The substitution method is a powerful technique often used in mathematics, particularly when dealing with functions. It involves replacing one variable with another to simplify an expression or solve a problem. In the case of function composition, it helps us find the output of one function when the output of another is inputted into it.

When applying the substitution method:

• Identify the two functions involved: in our example, they are \(f(x) = x - 3\) and \(g(x) = x^2\).
• Choose which function's output will replace the variable in the other function. This tells you the order in which to compose them, either \((f \circ g)(x)\) or \((g \circ f)(x)\).
• Substitute the expression from the second function into the argument of the first function.

This method simplifies the process of understanding how one function influences another by providing clarity when functions are intertwined.

Function operations encompass various methods for combining functions. These operations include addition, subtraction, multiplication, division, and composition.
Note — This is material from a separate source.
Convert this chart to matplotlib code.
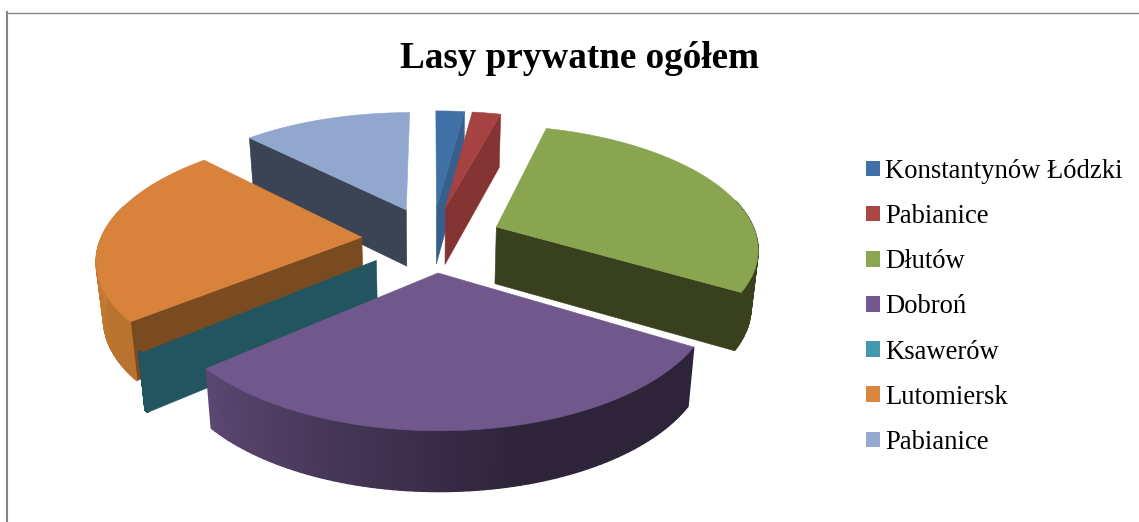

In composition, we use one function's output as the input to another, creating a new function.

To explore function operations with composition, consider:

• Composition: The operation where the output of one function, say \(g(x)\), is used as the input for another, \(f(x)\), resulting in \(f(g(x))\).
• Notation: Composition is denoted by \((f \circ g)(x)\) or \(f(g(x))\), indicating the sequence of operations.
• Order Matters: Remember that \((f \circ g)(x)\) is generally different from \((g \circ f)(x)\). It's important to perform these operations in the specified order.

By understanding these operations, students can effectively navigate situations that require complex function interactions, such as those in algebra and calculus.

Algebraic manipulation involves using algebraic techniques to simplify expressions and solve equations. In function composition, manipulation becomes crucial to simplify the composed function and make sense of the resulting expressions.

When working through algebraic manipulation in function composition:

• Simplification: Once functions are composed, simplify the expression by applying algebraic rules. For instance, \((x - 3)^2\) simplifies to \(x^2 - 6x + 9\).
• Distributive Properties: Leverage distributive properties to expand and combine terms effectively. This might involve expanding squares or factoring complex expressions when necessary.
• Combining Like Terms: After manipulation, identify like terms and combine them to achieve the simplest form.

Mastering algebraic manipulation allows you to translate complex compositions into clearer, simpler forms, ultimately making it easier to solve and understand the problem at hand.